Torneio preparação PÚBLICO Policiário                 

              TAL COMO dissemos na passada semana, cá estamos a abrir o jogo em relação a esta primeira iniciativa da nossa secção no “reino dos torneios”.
              Pois bem, será um torneio composto por seis problemas, que serão publicados nos dias 4 e 18 de Outubro, 1, 15 e 29 de Novembro e 6 de Dezembro. As respostas terão de ser enviadas, sem falta, até aos dias 12 e 26 de Outubro, 9 e 23 de Novembro e 7 e 14 de Dezembro, respectivamente.

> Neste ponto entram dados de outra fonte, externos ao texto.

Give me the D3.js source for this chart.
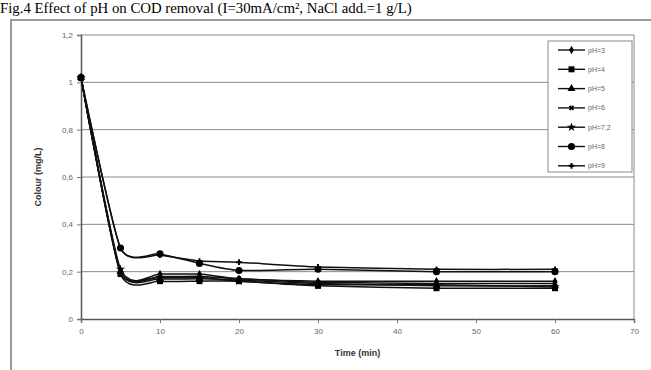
<!DOCTYPE html>
<html><head><meta charset="utf-8">
<script src="https://cdn.jsdelivr.net/npm/d3@7"></script>
<style>body{margin:0;background:#fff;} svg{display:block;}</style>
</head><body>
<svg id="c" width="651" height="370"></svg>
<script>
const times = [0, 5, 10, 15, 20, 30, 45, 60];
const seriesNames = ["pH=3", "pH=4", "pH=5", "pH=6", "pH=7,2", "pH=8", "pH=9"];
const pH3  = [1.02, 0.20, 0.19, 0.19, 0.17, 0.16, 0.16, 0.16];
const pH4  = [1.02, 0.19, 0.16, 0.16, 0.16, 0.14, 0.13, 0.13];
const pH5  = [1.02, 0.20, 0.17, 0.17, 0.165, 0.15, 0.14, 0.14];
const pH6  = [1.02, 0.20, 0.18, 0.18, 0.17, 0.155, 0.15, 0.15];
const pH72 = [1.02, 0.21, 0.175, 0.175, 0.16, 0.145, 0.145, 0.135];
const pH8  = [1.02, 0.30, 0.275, 0.235, 0.205, 0.21, 0.20, 0.20];
const pH9  = [1.02, 0.30, 0.27, 0.245, 0.24, 0.22, 0.21, 0.21];
const seriesValues = [pH3, pH4, pH5, pH6, pH72, pH8, pH9];
const xTicks = [0, 10, 20, 30, 40, 50, 60, 70];
const yTicks = [0, 0.2, 0.4, 0.6, 0.8, 1, 1.2];
const titleText = "Fig.4 Effect of pH on COD removal (I=30mA/cm², NaCl add.=1 g/L)";
const xTitle = "Time (min)";
const yTitle = "Colour (mg/L)";

const svg = d3.select("#c");
const L = 81, R = 634, T = 35, B = 319;
const x = d3.scaleLinear().domain([0, 70]).range([L, R]);
const y = d3.scaleLinear().domain([0, 1.2]).range([B, T]);

// title
svg.append("text").attr("x", 0).attr("y", 13)
  .attr("font-family", "Liberation Serif, Times New Roman, serif")
  .attr("font-size", 14.8).attr("fill", "#000").text(titleText);

// outer frame
svg.append("rect").attr("x", 11).attr("y", 20).attr("width", 700).attr("height", 400)
  .attr("fill", "#fff").attr("stroke", "#9a9a9a").attr("stroke-width", 2);

// gridlines
svg.append("g").selectAll("line").data(yTicks.filter(d => d > 0)).join("line")
  .attr("x1", L).attr("x2", R).attr("y1", d => y(d)).attr("y2", d => y(d))
  .attr("stroke", "#8a8a8a").attr("stroke-width", 1);
// right border
svg.append("line").attr("x1", R).attr("x2", R).attr("y1", T).attr("y2", B)
  .attr("stroke", "#8a8a8a").attr("stroke-width", 1);

const fmt = d => d3.format("~g")(d).replace(".", ",");
const yAxis = svg.append("g").attr("transform", `translate(${L},0)`)
  .call(d3.axisLeft(y).tickValues(yTicks).tickFormat(fmt).tickSize(4).tickPadding(4));
const xAxis = svg.append("g").attr("transform", `translate(0,${B})`)
  .call(d3.axisBottom(x).tickValues(xTicks).tickFormat(d3.format("d")).tickSize(4).tickPadding(5));
[yAxis, xAxis].forEach(a => {
  a.select(".domain").attr("stroke", "#555").attr("stroke-width", 1.5);
  a.selectAll(".tick line").attr("stroke", "#777");
  a.selectAll("text").attr("font-family", "Arial, Liberation Sans, sans-serif")
    .attr("font-size", 8).attr("fill", "#666");
});

svg.append("text").attr("x", (L + R) / 2 - 0).attr("y", 356).attr("text-anchor", "middle")
  .attr("font-family", "Arial, Liberation Sans, sans-serif").attr("font-weight", "bold")
  .attr("font-size", 9).attr("fill", "#333").text(xTitle);
svg.append("text").attr("transform", `translate(41,${(T + B) / 2}) rotate(-90)`)
  .attr("text-anchor", "middle")
  .attr("font-family", "Arial, Liberation Sans, sans-serif").attr("font-weight", "bold")
  .attr("font-size", 9).attr("fill", "#333").text(yTitle);

// markers
const symTypes = [d3.symbolDiamond, d3.symbolSquare, d3.symbolTriangle, d3.symbolCross, d3.symbolStar, d3.symbolCircle, d3.symbolCross];
const symSizes = [20, 36, 28, 18, 26, 40, 18];
const line = d3.line().x((d, i) => x(times[i])).y(d => y(d)).curve(d3.curveCardinal.tension(0.4));

const gS = svg.append("g");
seriesValues.forEach((vals, si) => {
  gS.append("path").attr("d", line(vals)).attr("fill", "none")
    .attr("stroke", "#111").attr("stroke-width", 1.5);
  gS.append("g").selectAll("path").data(vals).join("path")
    .attr("transform", (d, i) => `translate(${x(times[i])},${y(d)})` + (si === 3 ? " rotate(45)" : ""))
    .attr("d", d3.symbol().type(symTypes[si]).size(symSizes[si]))
    .attr("fill", "#000");
});

// legend
const lg = svg.append("g");
lg.append("rect").attr("x", 548).attr("y", 41).attr("width", 84).attr("height", 131)
  .attr("fill", "#fff").attr("stroke", "#8a8a8a").attr("stroke-width", 1);
seriesNames.forEach((n, i) => {
  const yy = 50 + i * 19.3;
  lg.append("line").attr("x1", 558).attr("x2", 585).attr("y1", yy).attr("y2", yy)
    .attr("stroke", "#111").attr("stroke-width", 1.4);
  lg.append("path").attr("transform", `translate(571.5,${yy})` + (i === 3 ? " rotate(45)" : ""))
    .attr("d", d3.symbol().type(symTypes[i]).size(symSizes[i])).attr("fill", "#000");
  lg.append("text").attr("x", 588).attr("y", yy + 2.5)
    .attr("font-family", "Arial, Liberation Sans, sans-serif").attr("font-size", 7)
    .attr("fill", "#666").text(n);
});
</script>
</body></html>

Cada problema, será classificado de 4 a 10 pontos e o concorrente recebê-los-á conforme a qualidade da solução. Em cada problema serão tidas em consideração várias classificações:
AS MELHORES – das quais serão seleccionadas quatro soluções, pelo seu mérito, qualidade e profundidade de análise – receberão 5, 3, 2 e 1 ponto.
AS MAIS ORIGINAIS – tal como o nome indica, serão premiadas as soluções que sejam diferentes, engraçadas – terão uma pontuação idêntica à das MELHORES.

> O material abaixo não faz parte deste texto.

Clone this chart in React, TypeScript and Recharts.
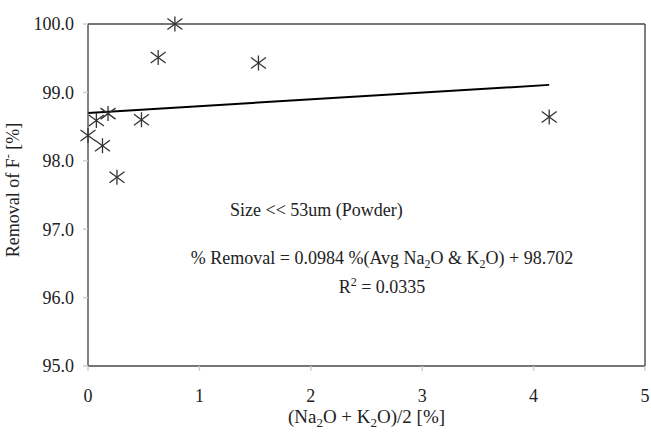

 A cada uma das duas primeiras de cada classificação, e por problema, será atribuído um livro. Serão igualmente sorteados três livros por três concorrentes a cada problema, independentemente da classificação obtida.
Nos prémios finais do torneio, teremos diversas classificações, a saber:
- produção, em que todos os concorrentes à totalidade dos problemas irão votar as produções, de modo a saber-se qual foi o seu problema favorito. Para o primeiro haverá um troféu ou taça e para os restantes cinco produtores medalhas;
- decifração, em que será estabelecida uma classificação geral, pelo somatório dos pontos obtidos em cada problema. De notar que não são contados os pontos das classificações das melhores e das mais originais. Assim, um vencedor não poderá somar mais do que 60 pontos, ou seja, seis problemas a 10 pontos.

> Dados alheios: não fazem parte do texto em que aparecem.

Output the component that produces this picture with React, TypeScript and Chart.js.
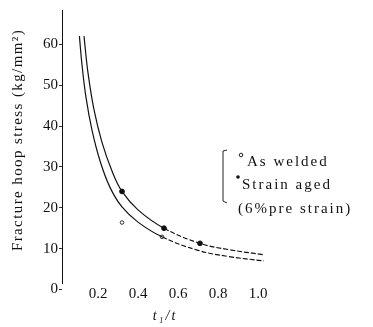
import React, { useEffect, useRef } from "react";
import { Chart, registerables } from "chart.js";

Chart.register(...registerables);

// Curve through "Strain aged (6% pre strain)" results (upper curve)
const strainAgedT = [0.13, 0.15, 0.18, 0.22, 0.27, 0.32, 0.4, 0.53, 0.71, 0.85, 1.03];
const strainAgedStress = [62, 53, 44, 36, 29, 24, 19.5, 15, 11.3, 9.8, 8.5];
// Curve through "As welded" results (lower curve)
const asWeldedT = [0.107, 0.12, 0.14, 0.17, 0.21, 0.26, 0.32, 0.4, 0.52, 0.7, 0.85, 1.03];
const asWeldedStress = [62, 55, 47, 39, 31.5, 25, 20.2, 16.5, 12.9, 9.6, 8.1, 7.0];
// Measured points
const strainAgedPointT = [0.32, 0.53, 0.71];
const strainAgedPointStress = [24, 15, 11.3];
const asWeldedPointT = [0.32, 0.52];
const asWeldedPointStress = [16.4, 12.9];

const xTicks = [0.2, 0.4, 0.6, 0.8, 1.0];
const yTicks = [0, 10, 20, 30, 40, 50, 60];

const yTitle = "Fracture hoop stress (kg/mm\u00B2)";
const xTitle = "t\u2081/t";
const legendLabels = ["As welded", "Strain aged", "(6%pre strain)"];

const SERIF = "'Liberation Serif', 'DejaVu Serif', serif";

const toXY = (xs: number[], ys: number[]) => xs.map((x, i) => ({ x, y: ys[i] }));

const decorPlugin = {
  id: "decor",
  afterDraw(chart: any) {
    const ctx = chart.ctx as CanvasRenderingContext2D;
    const area = chart.chartArea;
    ctx.save();
    ctx.fillStyle = "#111";
    ctx.strokeStyle = "#222";
    // y title
    ctx.font = `15px ${SERIF}`;
    (ctx as any).letterSpacing = "1.4px";
    ctx.textAlign = "center";
    ctx.textBaseline = "middle";
    ctx.save();
    ctx.translate(18, 140);
    ctx.rotate(-Math.PI / 2);
    ctx.fillText(yTitle, 0, 0);
    ctx.restore();
    // x title
    ctx.font = `italic 14px ${SERIF}`;
    (ctx as any).letterSpacing = "2px";
    ctx.fillText(xTitle, 165, 316);
    // legend
    const lx = area.right - 55;
    ctx.lineWidth = 1;
    ctx.beginPath();
    ctx.moveTo(lx + 4, 150);
    ctx.lineTo(lx, 151);
    ctx.lineTo(lx, 201);
    ctx.lineTo(lx + 4, 203);
    ctx.stroke();
    ctx.beginPath();
    ctx.arc(lx + 18, 155, 1.8, 0, Math.PI * 2);
    ctx.stroke();
    ctx.beginPath();
    ctx.arc(lx + 15, 177, 1.8, 0, Math.PI * 2);
    ctx.fill();
    ctx.font = `15px ${SERIF}`;
    (ctx as any).letterSpacing = "2px";
    ctx.textAlign = "left";
    ctx.textBaseline = "alphabetic";
    ctx.fillText(legendLabels[0], lx + 24, 166);
    ctx.fillText(legendLabels[1], lx + 19, 189);
    ctx.fillText(legendLabels[2], lx + 15, 213);
    ctx.restore();
  },
};

export default function App() {
  const ref = useRef<HTMLCanvasElement>(null);
  useEffect(() => {
    document.body.style.margin = "0";
    const dash = (c: any) => (c.p0.parsed.x > 0.5 ? [5, 2] : undefined);
    const chart = new Chart(ref.current!, {
      type: "scatter",
      data: {
        datasets: [
          {
            type: "line",
            data: toXY(strainAgedT, strainAgedStress),
            borderColor: "#111",
            borderWidth: 1.2,
            pointRadius: 0,
            tension: 0.4,
            segment: { borderDash: dash },
          } as any,
          {
            type: "line",
            data: toXY(asWeldedT, asWeldedStress),
            borderColor: "#111",
            borderWidth: 1.2,
            pointRadius: 0,
            tension: 0.4,
            segment: { borderDash: dash },
          } as any,
          {
            data: toXY(strainAgedPointT, strainAgedPointStress),
            pointRadius: 2.4,
            pointBackgroundColor: "#111",
            pointBorderColor: "#111",
          },
          {
            data: toXY(asWeldedPointT, asWeldedPointStress),
            pointRadius: 1.8,
            pointBackgroundColor: "#fff",
            pointBorderColor: "#333",
            pointBorderWidth: 1,
          },
        ],
      },
      options: {
        animation: false,
        responsive: false,
        layout: { padding: { top: 5, right: 95, left: 0, bottom: 0 } },
        plugins: { legend: { display: false }, tooltip: { enabled: false } },
        scales: {
          x: {
            type: "linear",
            min: 0.02,
            max: 1.1,
            grid: { display: false, drawTicks: false },
            border: { display: false },
            afterBuildTicks: (s: any) => {
              s.ticks = xTicks.map((v) => ({ value: v }));
            },
            afterFit: (s: any) => {
              s.height = 44;
            },
            ticks: {
              padding: 2,
              autoSkip: false,
              maxRotation: 0,
              color: "#111",
              font: { family: SERIF, size: 15 },
              callback: (v: any) => Number(v).toFixed(1),
            },
          },
          y: {
            type: "linear",
            min: 1.6,
            max: 68.4,
            grid: { drawOnChartArea: false, tickLength: 3, color: "#333" },
            border: { display: true, color: "#111", width: 1 },
            afterBuildTicks: (s: any) => {
              s.ticks = yTicks.map((v) => ({ value: v }));
            },
            afterFit: (s: any) => {
              s.width = 62;
            },
            ticks: {
              padding: 1,
              autoSkip: false,
              color: "#111",
              font: { family: SERIF, size: 15 },
            },
          },
        },
      },
      plugins: [decorPlugin],
    } as any);
    return () => chart.destroy();
  }, []);
  return (
    <div style={{ width: 373, height: 327, background: "#fff" }}>
      <canvas ref={ref} width={373} height={327} />
    </div>
  );
}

Para o primeiro vencedor do torneio haverá um troféu ou taça, para as classificações entre o 2.º e o 5.º haverá medalhas e para os classificados entre os 6.º e 20.º lugares livros.
              No caso das melhores, serão contados os pontos que, prova a prova, os concorrentes forem angariando nessa categoria e cujo resultado final ditará medalhas para os classificados nos três primeiros lugares e livros para os classificados do 4.º ao 6.º lugares.
              Para as mais originais tudo será idêntico ao que acontece com as melhores, mas referido, naturalmente, às soluções mais originais.
O COMBINADO – cuja classificação será estabelecida pelo somatório das classificações de decifração, melhores e mais originais – será obtido da forma seguinte: um concorrente que seja 4.º no torneio, 3.º nas melhores e 2.º nas mais originais, somará 9 pontos no combinado. 4 mais 3 mais 2 é igual a 9. Será vencedor o concorrente que conseguir menos pontos. Em prémios, haverá medalhas para os três primeiros e livros para os 4.º ao 6.º.
Como forma de desempate na decifração, será vencedor do torneio o melhor classificado no combinado. Se subsistir o empate, será vencedor o mais pontuado nas melhores.
                            Todos os casos omissos serão decididos pelo orientador da secção, depois de ouvir quem entender.
                            Atenção, pois, ao dia 4 de Outubro, data em que publicaremos o primeiro problema.

Problema # 52
XEQUE
Original de: LA TIERRA (Almada) 
Publicado na secção POLICIÁRIO em: 20.Setembro.1992

O detective Cecílio, é um homem de uma só paixão. Pensar. Principalmente, pensar sobre o crime. E fazer disso uma obsessão. De tal modo que, em vez de propor uma partida de xadrez às visitas mais íntimas, Cecílio joga com eles um desafio de intriga mental. Coloca frente a frente dois amigos seus e lança para o ar um enigma de morte e mistério. Cada jogador encarna uma personagem na história, tendo de se defender e contra-atacar para ser o primeiro a dar a resposta a uma questão que o detective coloca no final. Vamos jogar?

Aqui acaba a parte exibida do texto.